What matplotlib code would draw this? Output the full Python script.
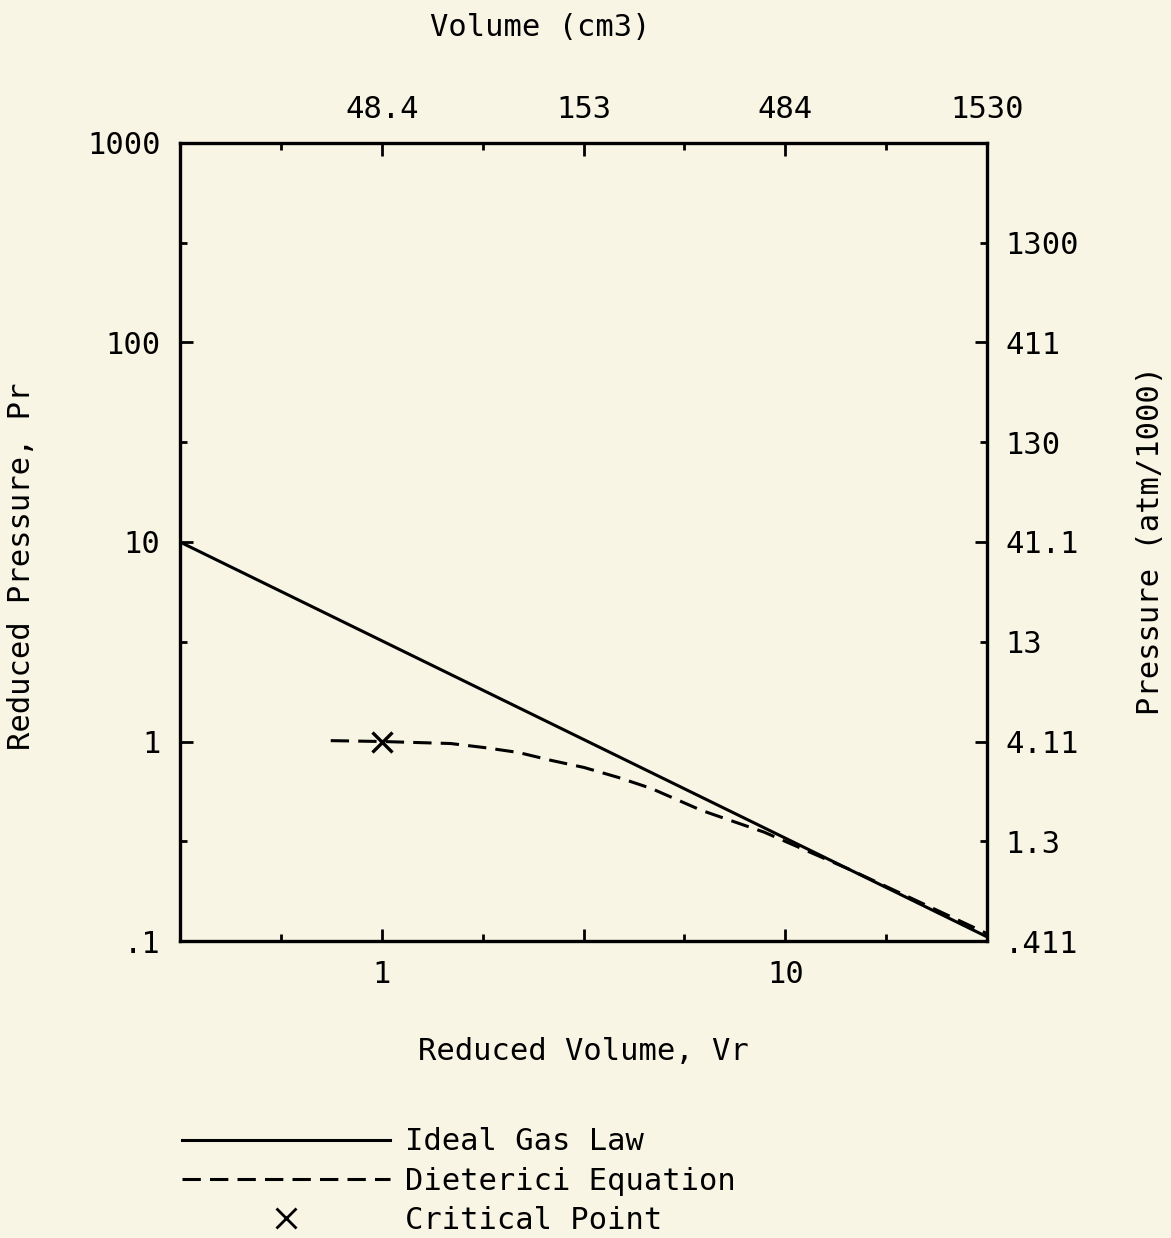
import numpy as np
import matplotlib
matplotlib.use("Agg")
import matplotlib.pyplot as plt
from matplotlib.ticker import FixedLocator, FixedFormatter, NullFormatter
from matplotlib.lines import Line2D

plt.rcParams['font.family'] = ['DejaVu Sans Mono', 'DejaVu Sans']

# reduced volume / reduced pressure
ideal_vr = [0.316, 31.6]
ideal_pr = [10.0, 0.105]

dieterici_vr = [0.747, 1.0, 1.48, 1.79, 2.18, 2.63, 3.17, 3.85, 4.65, 6.19, 8.87, 14.6, 31.9]
dieterici_pr = [1.01, 1.0, 0.977, 0.933, 0.881, 0.804, 0.741, 0.661, 0.582, 0.452, 0.351, 0.226, 0.108]

crit_vr = [1.0]
crit_pr = [1.0]

# axis ticks
pr_major = [0.1, 1, 10, 100, 1000]
pr_major_lbl = [".1", "1", "10", "100", "1000"]
pr_minor = [0.316, 3.16, 31.6, 316]

p_major_lbl = [".411", "4.11", "41.1", "411", ""]
p_minor_lbl = ["1.3", "13", "130", "1300"]

vr_major = [0.316, 1, 3.162, 10, 31.62]
vr_major_lbl = ["", "1", "", "10", ""]
vr_minor = [0.562, 1.778, 5.623, 17.78]
vol_lbl = ["", "48.4", "153", "484", "1530"]

bg = '#f8f5e4'
fs = 22

fig = plt.figure(figsize=(11.71, 12.38), dpi=100, facecolor=bg)
ax = fig.add_axes([0.1537, 0.2399, 0.6892, 0.6446], facecolor=bg)

ax.plot(ideal_vr, ideal_pr, color='k', lw=2.2, solid_capstyle='butt')
ax.plot(dieterici_vr, dieterici_pr, color='k', lw=2.2, linestyle=(0, (6, 3)))
ax.plot(crit_vr, crit_pr, linestyle='none', marker='x', color='k', markersize=14, mew=2.4)

ax.set_xscale('log')
ax.set_yscale('log')
ax.set_xlim(0.316, 31.62)
ax.set_ylim(0.1, 1000)

for s in ax.spines.values():
    s.set_linewidth(2.4)

ax.xaxis.set_major_locator(FixedLocator(vr_major))
ax.xaxis.set_major_formatter(FixedFormatter(vr_major_lbl))
ax.xaxis.set_minor_locator(FixedLocator(vr_minor))
ax.xaxis.set_minor_formatter(NullFormatter())
ax.yaxis.set_major_locator(FixedLocator(pr_major))
ax.yaxis.set_major_formatter(FixedFormatter(pr_major_lbl))
ax.yaxis.set_minor_locator(FixedLocator(pr_minor))
ax.yaxis.set_minor_formatter(NullFormatter())
ax.tick_params(which='major', direction='in', length=9, width=2, labelsize=fs, pad=14)
ax.tick_params(which='minor', direction='in', length=5, width=2)

ax.set_xlabel("Reduced Volume, Vr", fontsize=fs, va='center', ha='center')
ax.xaxis.set_label_coords(0.5, -0.139)
ax.set_ylabel("Reduced Pressure, Pr", fontsize=fs, va='center', ha='center')
ax.yaxis.set_label_coords(-0.196, 0.47)

# right axis: pressure
axr = ax.twinx()
axr.set_yscale('log')
axr.set_ylim(0.1, 1000)
axr.yaxis.set_major_locator(FixedLocator(pr_major))
axr.yaxis.set_major_formatter(FixedFormatter(p_major_lbl))
axr.yaxis.set_minor_locator(FixedLocator(pr_minor))
axr.yaxis.set_minor_formatter(FixedFormatter(p_minor_lbl))
axr.tick_params(which='both', direction='in', width=2, labelsize=fs, pad=13)
axr.tick_params(which='major', length=9)
axr.tick_params(which='minor', length=5)
axr.set_ylabel("Pressure (atm/1000)", fontsize=fs, va='center', ha='center')
axr.yaxis.set_label_coords(1.202, 0.5025)

# top axis: volume
axt = ax.twiny()
axt.set_xscale('log')
axt.set_xlim(0.316, 31.62)
axt.xaxis.set_major_locator(FixedLocator(vr_major))
axt.xaxis.set_major_formatter(FixedFormatter(vol_lbl))
axt.xaxis.set_minor_locator(FixedLocator(vr_minor))
axt.xaxis.set_minor_formatter(NullFormatter())
axt.tick_params(which='major', direction='in', length=9, width=2, labelsize=fs, pad=14)
axt.tick_params(which='minor', direction='in', length=5, width=2)
axt.set_xlabel("Volume (cm3)", fontsize=fs, va='center', ha='center')
axt.xaxis.set_label_coords(0.447, 1.145)

handles = [
    Line2D([], [], color='k', lw=2.2),
    Line2D([], [], color='k', lw=2.2, linestyle=(0, (6, 3))),
    Line2D([], [], color='k', lw=0, marker='x', markersize=14, mew=2.0),
]
labels = ["Ideal Gas Law", "Dieterici Equation", "Critical Point"]
fig.legend(handles, labels, loc='upper left', bbox_to_anchor=(0.1426, 0.1018),
           frameon=False, fontsize=fs, handlelength=6.8, handletextpad=0.5,
           labelspacing=0.34, borderpad=0)

fig.savefig("out.png", dpi=100, facecolor=bg)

= = = = =

# PROBLEM TO SOLVE:
Your answer should be a single number: the count of lines containing the word "matplotlib".

# COMPLETE RESPONSE:
6